We’re educating and we’re trying to give them a heads up as to what can happen if you do things the wrong way.
Eugene, OR (PRWEB) August 31, 2014
With the NCAA set to undergo significant change, the Sports Conflict Institute hosted an interview with Yale University Associate Athletic Director Steve Conn to talk college football as well as Yale’s approach to ensuring student-athlete experience that is consistent with the University’s expectations.
During the interview, Conn highlighted a number of key factors that contribute to a positive sports culture at a university. A critical factor in creating this culture seems simple at first. “The athletes are mixed in with everybody else,” said Conn. “This is an important factor in ensuring the health of a university, it’s athletic department, and the teams themselves. Rarely has ghettoized housing had positive outcomes in any setting. Many universities today, for very understandable and practical reasons, separate athletes from the rest of the student body. I’m concerned with the unintended consequences,” added Sports Conflict Institute’s Joshua Gordon.
On if it would be viable for other schools (non-Ivy League schools such as Miami) to have their athletes live in the same accommodations, eat food at the same places, and receive the same tutorial services as all other students, Conn stated, “That’s a problem I think, you get so many other services for the student athletes with scholarship schools, it might be very difficult to spread them out there on the campus.”
To provide athletes with positive experiences and prevent hazing and bullying from occurring at Yale, Conn stated “we go over with our captains and our coaches...the NCAA policies, our policies, and more, there’s Connecticut Law and Federal Law. We let them know about bullying, let them know about hazing and any other thing that possibly could come up and there’s obviously so many things that come up, so we try to be as educational with them as possible to let them know, that even though these are really bright kids, we still have to remind them about everything, whether its social media, or anything else.”
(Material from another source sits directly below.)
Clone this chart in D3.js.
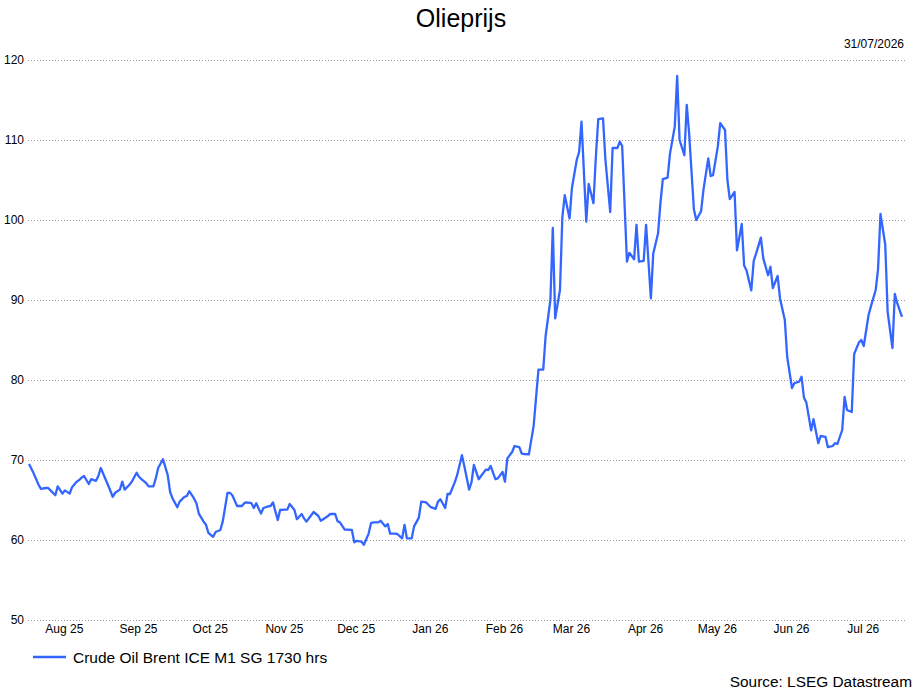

Conn would also describe Yale’s policy on Social Media. “I’ve seen so many examples of schools, mostly scholarship schools, where they try to be controlling or they say you can or can’t do certain social media for the student athletes or they’re monitoring what they’re doing. We’re educating and we’re trying to give them a heads up as to what can happen if you do things the wrong way. We try to monitor a little bit, but it’s very difficult because we’re a small office and we have 35 varsity sports at Yale.” Conn continued, “My first bit of advice for student athletes or anybody else…don’t ever put anything in electronic communication that you wouldn’t want on the ticker on ESPN on the bottom line or in the front page of your local newspaper.” Further, Conn stated “Think before you hit send, because if you do, you may end up figuring out that its better to make a phone call or go see a person than it is to send it.”
“I am very appreciative of the example set by Yale and it’s peer institutions. They help to highlight areas for potential improvement across NCAA athletics and, in many ways, represent a certain time capsule where intercollegiate sports are presented in a more distinctly amateur athletics model. The educational value of athletics is paramount. As the NCAA grows, of course it will adapt and change but Yale and others serve as an important reminder of some of the experience that we must work hard to preserve. It’s not easy but it is important,” reflected Gordon.
SCI supports competitive goals in athletics through understanding, preventing, and resolving destructive conflict both inside and outside the lines. SCI serves as a knowledge center and provides a range of services to help ensure student-athlete experience is part of a healthy university culture while optimizing performance on and off the field of play. Conflict is inevitable, but how we respond determines whether success follows or costs mount. SCI Founder Joshua Gordon has over 20 years of conflict management experience.